By David Dawson
Baptist and Reflector
JACKSON — Addressing a group of more than 100 pastors and church leaders at West Jackson Baptist Church, former SBC president Johnny Hunt delivered some disturbing statistics in the opening few minutes of the “Moving Beyond” conference on Sept. 26.
“We’re losing 17 churches per week,” said Hunt, the senior pastor at First Baptist Church, Woodstock, Ga. “That’s 900 churches per year.”
But Hunt didn’t park beside those discouraging numbers. Rather, he spent the remainder of the one-day, three-part conference talking about ways in which churches can reverse the trend through revitalization, and he challenged the attendees to take on the assignment.
“Everything rises and falls with leadership,” Hunt said. “And, as leaders, we have to work the harvest fields.”

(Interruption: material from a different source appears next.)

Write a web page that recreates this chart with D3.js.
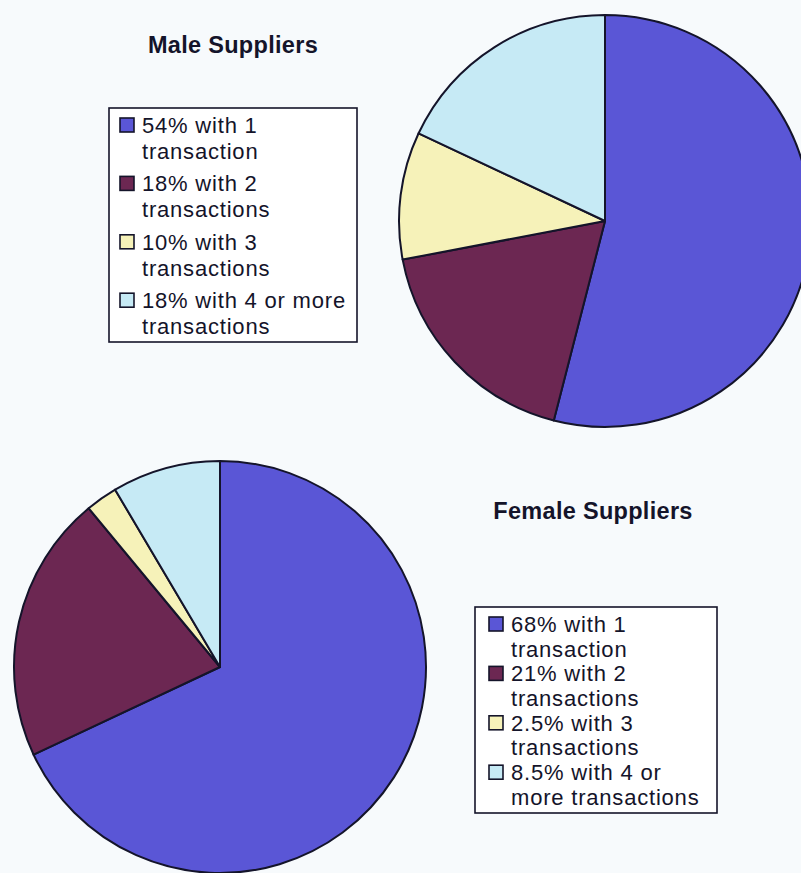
<!DOCTYPE html>
<html>
<head>
<meta charset="utf-8">
<script src="https://cdn.jsdelivr.net/npm/d3@7"></script>
<style>
  html, body { margin: 0; padding: 0; background: #f7fafc; }
  svg { display: block; }
</style>
</head>
<body>
<svg id="chart" width="801" height="873"></svg>
<script>
// Share of suppliers by number of transactions
const categories = ["1 transaction", "2 transactions", "3 transactions", "4 or more transactions"];
const maleValues = [54, 18, 10, 18];
const femaleValues = [68, 21, 2.5, 8.5];
const sliceColors = ["#5a56d6", "#6c2752", "#f6f2b9", "#c6eaf5"];

// Legend line wrapping (text after the percentage, split per line)
const maleWrap = [["with 1", "transaction"], ["with 2", "transactions"], ["with 3", "transactions"], ["with 4 or more", "transactions"]];
const femaleWrap = [["with 1", "transaction"], ["with 2", "transactions"], ["with 3", "transactions"], ["with 4 or", "more transactions"]];

const svg = d3.select("#chart");
const ink = "#14142a";
const font = "'Liberation Sans', Arial, Helvetica, sans-serif";

const pie = d3.pie().sort(null).value(d => d);
const color = d3.scaleOrdinal().domain(categories).range(sliceColors);

function drawPie(values, cx, cy, r) {
  const arc = d3.arc().innerRadius(0).outerRadius(r);
  const g = svg.append("g").attr("transform", `translate(${cx},${cy})`);
  g.selectAll("path")
    .data(pie(values))
    .join("path")
    .attr("d", arc)
    .attr("fill", (d, i) => color(categories[i]))
    .attr("stroke", ink)
    .attr("stroke-width", 2)
    .attr("stroke-linejoin", "round");
}

function drawTitle(text, x, y) {
  svg.append("text")
    .attr("x", x).attr("y", y)
    .attr("text-anchor", "middle")
    .attr("font-family", font)
    .attr("font-weight", "bold")
    .attr("font-size", 23.5)
    .attr("letter-spacing", 0.3)
    .attr("fill", ink)
    .text(text);
}

// opts: box, swatch x offset, first baseline, item pitch, gap between wrapped lines
function drawLegend(values, wrap, opts) {
  const { box, sx, first, pitch, gap } = opts;
  svg.append("rect")
    .attr("x", box.x).attr("y", box.y)
    .attr("width", box.w).attr("height", box.h)
    .attr("fill", "#ffffff")
    .attr("stroke", ink)
    .attr("stroke-width", 1.6);

  const items = svg.append("g")
    .selectAll("g")
    .data(values.map((v, i) => ({ v, i })))
    .join("g")
    .attr("transform", d => `translate(${box.x + sx},${first + d.i * pitch})`);

  items.append("rect")
    .attr("x", 0).attr("y", -15)
    .attr("width", 14).attr("height", 14)
    .attr("fill", d => color(categories[d.i]))
    .attr("stroke", ink)
    .attr("stroke-width", 1.6);

  const t = items.append("text")
    .attr("font-family", font)
    .attr("font-size", 22)
    .attr("letter-spacing", 0.8)
    .attr("fill", ink);
  t.append("tspan").attr("x", 22).attr("y", 0)
    .text(d => `${d.v}% ${wrap[d.i][0]}`);
  t.append("tspan").attr("x", 22).attr("y", gap)
    .text(d => wrap[d.i][1]);
}

// Male suppliers
drawTitle("Male Suppliers", 233, 53);
drawLegend(maleValues, maleWrap, { box: { x: 109, y: 108, w: 248, h: 234 }, sx: 11, first: 133, pitch: 58.4, gap: 26 });
drawPie(maleValues, 605, 221, 206);

// Female suppliers
drawTitle("Female Suppliers", 593, 519);
drawLegend(femaleValues, femaleWrap, { box: { x: 475, y: 607, w: 242, h: 206 }, sx: 14, first: 632, pitch: 49.4, gap: 24.7 });
drawPie(femaleValues, 220, 667, 206);
</script>
</body>
</html>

Doing otherwise, Hunt said, is like a farmer waiting for crops to grow that were never planted. Hunt went on to say that leaders need to get on board with the visionaries in their church and not be afraid to dream big.
“Get in with the movers – and move with them,” he said.
The conference, hosted by the Tennessee Baptist Mission Board, was one of several similar conferences in which Hunt has served as the featured speaker.
“This is a big event for our state and for church revitalization,” said Larry Murphy, the director of missions for Madison-Chester and Crockett Baptist Associations. “For us to have Johnny Hunt here and to be partnering with North American Mission Board is exciting.”
Hunt focused on “Leadership that Lasts” during the day’s first session. He then zeroed in on the challenges of church growth in the second session, which was entitled, “Moving beyond the wall: Getting off the Plateau.” Hunt concluded the conference with a Q-and-A segment in the final session.
Hunt, who served as the SBC president from 2008-2010, used a blend of humor, story-telling and insight to guide the attendees through the seminar. He spoke frankly on several topics while challenging those in attendance to make a difference in their respective churches.
Hunt said pastors and lay leaders set the tenor for the church. He also said revitalization cannot take place unless the church leaders are open to new ideas.
But if growth and revitalization are a top priority for the leaders, the church will follow, Hunt said.
“For those (in roles of leadership), what’s important to you will become important to the church,” he said.
Citing Matthew 16:18, Colossians 2:19, and Ephesians 4:15-16, Hunt talked about God’s desire to see the church grow. Hunt said growth is a process, not an event; it’s an attitude, not an ability.
“Growth is facilitated by a new vision,” he said, “and change must be seen as a fact of life.”
Hunt’s overall theme for the day was to encourage churches and pastors to “do whatever it takes” to ensure that the church not only survives, but thrives. Hunt said the “whatever it takes” concept is something he’s employed throughout his years in ministry.
“You can’t grow the church without growing yourself,” he said. “I believe in the philosophy that if you don’t want to do something, you will find an excuse. But if you do want to do something, you will find a way.”
Hunt also offered words of encouragement for pastors of churches who are in a holding pattern in terms of membership numbers.
“In some cases, I’d rather see a healthy church than a growing church,” he said, noting that a stable situation is cause for celebration, not alarm.
When looking out into the sanctuaries on Sundays, pastors “need to make sure that we are more joyful about who is there than we are concerned about how many are there,” he said.
Murphy said he hopes the conference had an impact on the attendees in ways that will be felt for many months and years to come.
“My hope is (that the attendees) will learn how to be better leaders and how to lead their churches moving forward,” he said. “This is about all of us working toward having healthy churches and doing the things that God wants us to do. It is a chance for us to focus on one of the TBMB’s five objectives and to make a difference in terms of moving toward that goal.”